Anyway, our ancestors also seem to have thrown away a lot of dead appliances. 

But, today, appliances don't seem to last as long, are not as easy to repair, and there is nowhere left to just dump them at home.  Often, a large conglomeration of metal and machinery is rendered useless by the failure of a small electronic chip that is unique to that appliance and no longer made.  The "new" version that you need to buy comes with the version X+1 chip, and the version X chip cannot be replaced by that in the "old" model appliance.

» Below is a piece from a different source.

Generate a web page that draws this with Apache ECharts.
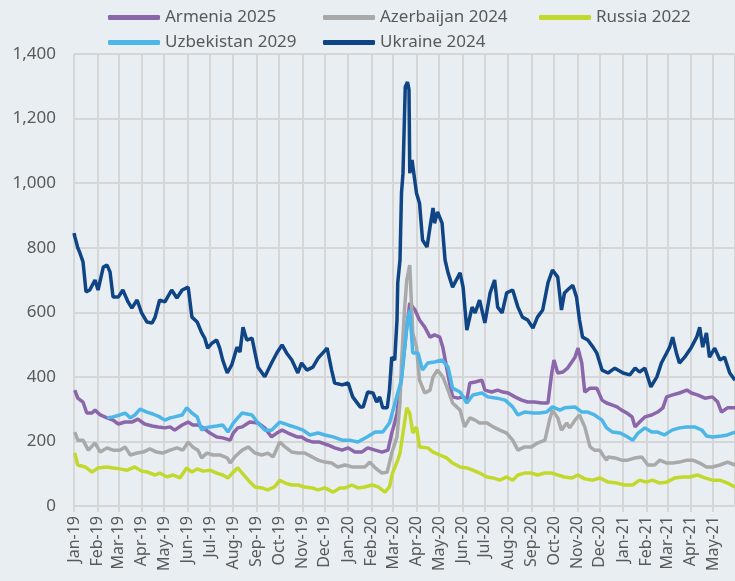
<!DOCTYPE html>
<html>
<head>
<meta charset="utf-8">
<script src="https://cdn.jsdelivr.net/npm/echarts@6/dist/echarts.min.js"></script>
<style>
html,body{margin:0;padding:0;background:#e9eef2;}
#main{width:735px;height:581px;}
</style>
</head>
<body>
<div id="main"></div>
<script>
// x values are days counted from 1 Jan 2019
var seriesNames = ['Armenia 2025', 'Azerbaijan 2024', 'Russia 2022', 'Uzbekistan 2029', 'Ukraine 2024'];
var seriesColors = ['#8c66ab', '#a9a9a9', '#c3d82c', '#4db6e8', '#0f4585'];
var monthNames = ['Jan','Feb','Mar','Apr','May','Jun','Jul','Aug','Sep','Oct','Nov','Dec'];

var armenia = [[1,359],[5,334],[12,322],[17,288],[24,288],[28,297],[35,282],[44,273],[52,266],[59,254],[68,260],[77,260],[85,269],[94,254],[104,248],[112,245],[121,242],[128,245],[134,235],[144,251],[152,260],[158,251],[165,251],[172,242],[181,226],[190,214],[198,211],[208,204],[212,226],[218,242],[224,245],[234,260],[245,257],[254,242],[263,214],[270,226],[277,235],[285,226],[297,214],[303,214],[310,204],[318,198],[327,198],[338,189],[347,180],[357,173],[365,180],[374,167],[383,167],[391,180],[401,173],[410,167],[418,173],[423,226],[427,257],[430,288],[436,400],[443,554],[447,629],[454,607],[460,576],[467,554],[474,523],[480,530],[487,523],[491,492],[496,430],[500,381],[504,338],[511,334],[518,338],[523,328],[527,381],[534,384],[543,390],[547,359],[556,353],[564,359],[571,353],[578,350],[587,338],[596,328],[604,322],[613,322],[623,319],[631,319],[636,412],[639,452],[644,412],[651,415],[657,427],[667,461],[671,489],[676,443],[680,353],[687,365],[696,365],[703,328],[709,319],[716,313],[723,307],[729,297],[736,288],[743,276],[747,245],[753,260],[760,276],[769,282],[777,291],[784,304],[789,338],[797,344],[806,350],[816,359],[822,350],[830,344],[840,334],[850,338],[857,322],[862,291],[870,304],[880,304]];

var azerbaijan = [[1,229],[5,204],[12,204],[19,173],[28,195],[35,167],[44,180],[52,173],[61,173],[68,183],[75,158],[84,164],[92,167],[101,177],[110,167],[118,164],[128,173],[137,180],[145,173],[152,198],[158,183],[165,173],[170,149],[177,164],[185,158],[194,158],[204,149],[208,133],[214,152],[221,167],[224,173],[232,183],[241,164],[250,158],[258,164],[265,152],[274,198],[281,183],[290,167],[298,164],[307,164],[317,152],[325,142],[334,136],[343,133],[351,121],[361,127],[370,121],[378,121],[387,121],[394,136],[401,118],[410,102],[417,105],[423,164],[430,214],[434,320],[436,443],[440,607],[443,700],[447,746],[451,536],[456,492],[460,390],[467,350],[474,359],[478,400],[484,421],[491,400],[498,359],[504,319],[514,297],[520,245],[527,273],[534,266],[540,257],[550,257],[558,245],[567,235],[576,226],[584,204],[591,173],[600,183],[609,183],[617,195],[627,204],[633,266],[637,297],[644,273],[649,235],[656,257],[660,242],[667,266],[673,282],[680,245],[687,183],[693,173],[700,173],[704,158],[709,142],[711,152],[720,149],[729,142],[737,142],[747,149],[756,152],[764,127],[773,127],[780,142],[789,133],[797,133],[806,136],[816,142],[824,142],[833,133],[842,121],[850,121],[860,127],[870,136],[880,127]];

var russia = [[1,164],[5,127],[15,121],[24,105],[32,118],[44,121],[52,118],[61,115],[71,111],[81,121],[90,108],[98,105],[108,96],[114,102],[124,90],[132,96],[141,87],[150,118],[157,105],[164,115],[172,108],[181,111],[190,102],[198,96],[205,87],[212,105],[218,118],[224,102],[232,80],[241,59],[250,56],[258,50],[267,59],[274,80],[281,71],[290,65],[298,65],[307,59],[317,56],[325,50],[334,56],[345,43],[354,56],[361,56],[370,65],[378,56],[387,59],[397,65],[405,59],[414,43],[420,59],[424,102],[431,142],[434,164],[438,226],[443,304],[447,288],[451,226],[456,245],[460,183],[471,180],[478,167],[487,158],[496,149],[504,133],[514,121],[523,118],[531,111],[540,102],[550,90],[558,87],[567,80],[576,90],[584,80],[591,96],[600,102],[609,102],[617,96],[627,102],[636,102],[644,96],[653,90],[663,87],[671,96],[680,84],[691,80],[700,87],[711,74],[723,71],[733,65],[744,65],[753,80],[762,74],[770,80],[780,71],[789,74],[800,87],[810,90],[820,90],[830,96],[840,87],[850,80],[860,80],[870,71],[880,59]];

var uzbekistan = [[44,273],[52,276],[61,282],[68,288],[75,273],[81,282],[88,300],[97,291],[105,285],[114,276],[121,266],[128,273],[134,276],[144,282],[150,304],[157,288],[164,276],[170,235],[174,242],[181,245],[190,248],[198,251],[205,229],[212,257],[218,273],[224,288],[237,282],[245,257],[254,235],[263,235],[274,260],[285,251],[297,242],[305,235],[314,220],[325,226],[334,220],[345,214],[357,204],[367,204],[378,198],[390,214],[401,229],[411,229],[420,257],[431,350],[436,390],[440,483],[444,576],[447,607],[451,474],[458,474],[464,421],[471,443],[480,446],[490,452],[498,430],[504,365],[514,353],[523,319],[531,344],[543,350],[551,338],[563,334],[574,328],[584,307],[591,282],[600,291],[611,288],[620,288],[629,291],[637,307],[647,297],[653,304],[667,307],[676,291],[684,291],[693,282],[703,266],[709,242],[717,229],[727,226],[737,214],[744,204],[751,226],[760,242],[769,229],[777,229],[786,220],[796,235],[806,242],[816,245],[826,245],[836,235],[842,217],[850,214],[862,217],[870,220],[880,229]];

var ukraine = [[0,845],[1,835],[5,800],[8,783],[12,756],[16,663],[21,669],[28,700],[32,669],[39,740],[44,746],[48,725],[52,647],[59,647],[65,669],[72,632],[77,613],[84,638],[90,598],[97,570],[104,567],[108,585],[114,638],[121,632],[130,669],[137,644],[144,669],[152,678],[157,585],[164,570],[170,536],[174,520],[178,489],[184,505],[190,514],[194,489],[198,452],[204,412],[210,437],[217,492],[221,477],[225,554],[230,514],[237,520],[241,474],[245,430],[254,400],[263,443],[270,474],[277,499],[283,474],[290,452],[298,412],[303,443],[310,421],[318,430],[325,458],[337,489],[343,421],[347,381],[357,375],[365,381],[371,338],[381,307],[385,307],[391,353],[398,350],[403,322],[407,338],[411,304],[417,304],[420,359],[423,461],[427,452],[430,576],[431,691],[434,762],[436,969],[438,1031],[441,1298],[444,1313],[446,1290],[447,1031],[450,1072],[456,969],[460,938],[464,824],[470,802],[474,864],[478,923],[480,876],[484,911],[490,876],[494,762],[498,722],[504,678],[514,722],[518,678],[523,545],[530,616],[534,598],[540,638],[547,567],[554,660],[560,700],[564,616],[570,598],[576,660],[584,669],[591,616],[597,585],[604,576],[611,551],[617,585],[624,607],[631,691],[637,731],[644,709],[649,607],[653,660],[657,669],[664,684],[669,647],[673,576],[677,523],[684,514],[691,492],[696,474],[703,421],[711,412],[720,427],[731,412],[740,406],[747,427],[753,415],[760,427],[768,369],[776,400],[782,443],[789,474],[793,492],[797,523],[802,474],[806,443],[813,461],[822,492],[829,523],[833,554],[837,492],[842,536],[846,461],[853,489],[860,452],[866,461],[873,412],[880,390]];

var seriesData = [armenia, azerbaijan, russia, uzbekistan, ukraine];

function toTime(pairs) {
	return pairs.map(function (p) {
		return [new Date(2019, 0, 1 + p[0]).getTime(), p[1]];
	});
}

var chart = echarts.init(document.getElementById('main'));

var textColor = '#595959';
var fontName = 'Noto Sans';

// legend laid out as a fixed grid: 3 columns, 2 rows
var legendPos = [[103, 4], [318, 4], [534, 4], [103, 29], [318, 29]];
var legends = seriesNames.map(function (name, i) {
	return {
		data: [name],
		left: legendPos[i][0],
		top: legendPos[i][1],
		icon: 'roundRect',
		itemWidth: 52,
		itemHeight: 5,
		itemGap: 6,
		textStyle: { color: textColor, fontSize: 17, fontFamily: fontName }
	};
});

var option = {
	backgroundColor: '#e9eef2',
	animation: false,
	legend: legends,
	grid: {
		left: 74,
		right: 0,
		top: 54,
		bottom: 75
	},
	xAxis: {
		type: 'time',
		min: new Date(2019, 0, 1).getTime(),
		max: new Date(2019, 0, 1 + 880).getTime(),
		splitNumber: 29,
		minInterval: 28 * 86400000,
		maxInterval: 31 * 86400000,
		axisLine: { show: true, lineStyle: { color: '#d6d6d6', width: 2 } },
		axisTick: { show: true, length: 6, lineStyle: { color: '#d6d6d6', width: 2 } },
		splitLine: { show: true, lineStyle: { color: '#d6d6d6', width: 2 } },
		axisLabel: {
			rotate: 90,
			color: textColor,
			fontSize: 16,
			fontFamily: fontName,
			margin: 10,
			hideOverlap: false,
			formatter: function (value) {
				var d = new Date(value);
				return monthNames[d.getMonth()] + '-' + String(d.getFullYear()).slice(2);
			}
		}
	},
	yAxis: {
		type: 'value',
		min: 0,
		max: 1400,
		interval: 200,
		axisLine: { show: false },
		axisTick: { show: false },
		splitLine: { lineStyle: { color: '#d6d6d6', width: 2 } },
		axisLabel: { color: textColor, fontSize: 17, fontFamily: fontName, margin: 18 }
	},
	series: seriesNames.map(function (name, i) {
		return {
			name: name,
			type: 'line',
			showSymbol: false,
			smooth: false,
			color: seriesColors[i],
			lineStyle: { width: 3.5, color: seriesColors[i] },
			data: toTime(seriesData[i])
		};
	})
};

chart.setOption(option);
</script>
</body>
</html>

It seems obvious that a little forethought and standardization could avoid a lot of waste and lost investments by consumers.  But, unless some manufacturer thinks that reliability and repairability are good selling features to use against the competition, we aren't going to get that choice.  The profit motive seems to force planned unreliability for increase sales of "new" replacement products.  The U.S. auto manufacturers took that to the point where they lost sales to Japanese manufacturers.  Hoping that Kato can keep the rest of the model railroad industry from "going off the rails" in the same direction.

I have had this discussion many times with my son.  Companies that are in the business of selling products are incentivized to sell their inventory, not parts to fix what they sold in the past.  It makes him really mad and I understand where he is coming from, but business is business. People want their products at the cheapest price possible and all this eco friendly sustainability is not cheap.  It is easier when you don’t have a lot of competition, but markets with many competitors it only takes a couple to not play by the altruistic rules to drive the rest out of business.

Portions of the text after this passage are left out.